Thank you for your quick responses. I see that TSN.1 and wsgd do what I had
planned to do. Especially, wsgd is available in source code. One less thing
to do :).
On another note, there is a problem with ASN.1, which is since it is only a
notation, no operation is possible. If you look at 3GPP TS 25.331, you will
see that a lot of comments in ASN.1 like:
-- Actual value RRC = IE value * 0.032
The user needs to go and change the decoded value after running it through
an ASN.1 compiler. But, as you said ECN probably will let you get around
these by defining these at ECN types for each exception and then encode it
yourself. One only need to change the definition to ECN definition and write
the encodings.
Thanks for the replies. I am glad I asked.
Best Regards,
Behdad
-----Original Message-----
From: wireshark-dev-bounces@xxxxxxxxxxxxx
[mailto:wireshark-dev-bounces@xxxxxxxxxxxxx] On Behalf Of Guy Harris
Sent: Thursday, February 19, 2009 5:50 PM
To: Developer support list for Wireshark
Subject: Re: [Wireshark-dev] Dissector Generator
On Feb 19, 2009, at 2:41 PM, Gerald Combs wrote:
> Behdad Forghani wrote:
>> I am thinking of developing a notation along with code generator and
>> Eclipse integration to specify protocol PDUs and then generate
>> Wireshark
>> dissectors automatically, thus reducing the time to hand code
>> dissectors
>> and errors. Before, I do that, I wanted to make sure that I am not
>> reinventing the wheel.
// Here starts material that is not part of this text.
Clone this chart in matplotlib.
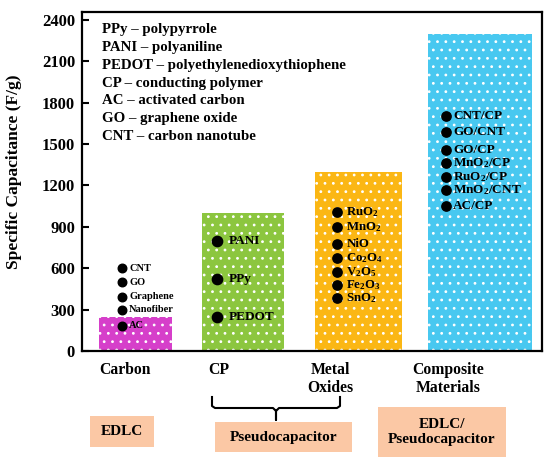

Does such a tool already exist for non ASN.1
>> protocol messages?
>
> You might want to take a look at the NetPDL and TSN.1 notations:
>
> http://www.nbee.org/doku.php?id=netpdl:index
> http://www.protomatics.com/tsn1.html
Others have suggested the BinPAC language used by the Bro IDE:
http://bro-ids.org/wiki/index.php/BinPAC
and I think Scapy was mentioned in this context (or maybe I stumbled
across it):
http://www.secdev.org/projects/scapy/
and somebody's worked on some code to do this with their own language:
http://wsgd.free.fr/
or, heck, maybe use ASN.1 - ASN.1 isn't a protocol; the "A" stands for
"Abstract", so it's a way to describe the "abstract syntax" of
protocols, and you have to add the encoding rules to see what that
turns into as a sequence of octets, and there's an Encoding Control
Notation:
http://en.wikipedia.org/wiki/Encoding_Control_Notation
to let you specify non-standard encodings.